Por último, Lucas narra también el regreso de los setenta y dos de las treinta y seis misiones que habían realizado. Grande es la alegría porque, según la promesa contenida en el envío a la misión, los demonios retroceden ante su predicación llena de autoridad y ante la invocación del nombre de Jesús. 

Y es precisamente Jesús mismo, el Señor, quien, al escuchar su relato, les confía la visión que ha tenido: como vidente y profeta, ha contemplado la caída de Satanás del cielo hacia abajo, como cae un rayo. No se trata aún del fin definitivo de Satanás, pero ya la presencia de Cristo y su lucha resultan victoriosas sobre el mal y las potencias diabólicas. 

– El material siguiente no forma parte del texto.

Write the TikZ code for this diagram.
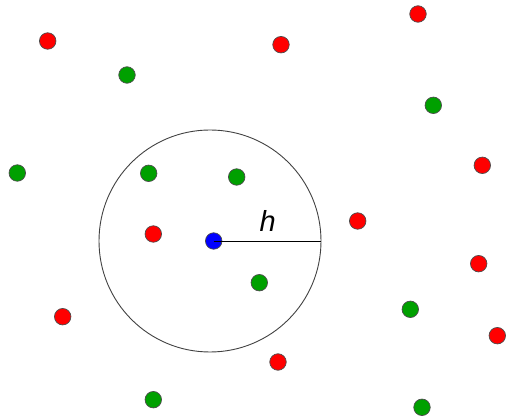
\documentclass[tikz,border=0pt]{standalone}
\usepackage{fontspec}
\setmainfont{Liberation Sans}
\definecolor{dotred}{RGB}{255,0,0}
\definecolor{dotgreen}{RGB}{0,160,0}
\definecolor{dotblue}{RGB}{0,0,255}
\begin{document}
\begin{tikzpicture}[x=1pt,y=-1pt,
  dot/.style={circle,draw=black!70,line width=0.7pt,inner sep=0pt,minimum size=16.5pt},
  rdot/.style={dot,fill=dotred},
  gdot/.style={dot,fill=dotgreen},
  bdot/.style={dot,fill=dotblue},
  ring/.style={circle,draw=black!75,line width=0.9pt,inner sep=0pt,minimum size=222pt}]
\useasboundingbox (0,0) rectangle (507,417);
\node[ring] (c) at (210,241) {};
% red
\node[rdot] (r1) at (47.7,41) {};
\node[rdot] (r2) at (281,44.7) {};
\node[rdot] (r3) at (418,14) {};
\node[rdot] (r4) at (482.3,165.3) {};
\node[rdot] (r5) at (357.7,221) {};
\node[rdot] (r6) at (153.3,234) {};
\node[rdot] (r7) at (478.7,263.7) {};
\node[rdot] (r8) at (62.7,316.7) {};
\node[rdot] (r9) at (497.3,335.7) {};
\node[rdot] (r10) at (278,362) {};
% green
\node[gdot] (g1) at (127,75) {};
\node[gdot] (g2) at (433.3,105.3) {};
\node[gdot] (g3) at (17.3,173) {};
\node[gdot] (g4) at (148.7,173.3) {};
\node[gdot] (g5) at (236.7,177) {};
\node[gdot] (g6) at (259.3,282.7) {};
\node[gdot] (g7) at (410.3,309.3) {};
\node[gdot] (g8) at (153.3,399.7) {};
\node[gdot] (g9) at (422,407.3) {};
% blue center
\node[bdot] (b) at (213.7,241) {};
\draw[line width=0.9pt] (b.center) -- (c.east);
\node[inner sep=0pt,font=\fontsize{29}{30}\selectfont\itshape] (h) at (267.7,221) {h};
\end{tikzpicture}
\end{document}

Pero esa alegría de los discípulos —les recuerda Jesús— es poca cosa en comparación con la alegría que debe habitar en lo más profundo de ellos, la alegría de saber que son amados por Dios ahora y más allá de la muerte, porque también en el cielo de la vida eterna continuará la vida del discípulo. 

El pasaje evangélico debe, por tanto, estimular a cada uno de nosotros y a la Iglesia en su conjunto a rogar al Señor que envíe obreros a su mies, como y donde Él quiera. 

Al mismo tiempo, debe recordarnos que, ante las urgencias de la misión, primero Jesús y luego la Iglesia supieron crear ministerios, encontrar formas inéditas, llamar a nuevos sujetos a ser «enviados» del Reino de Dios. 

Que también hoy el Espíritu Santo renueve en nosotros la audacia, el valor y la firmeza de la fe.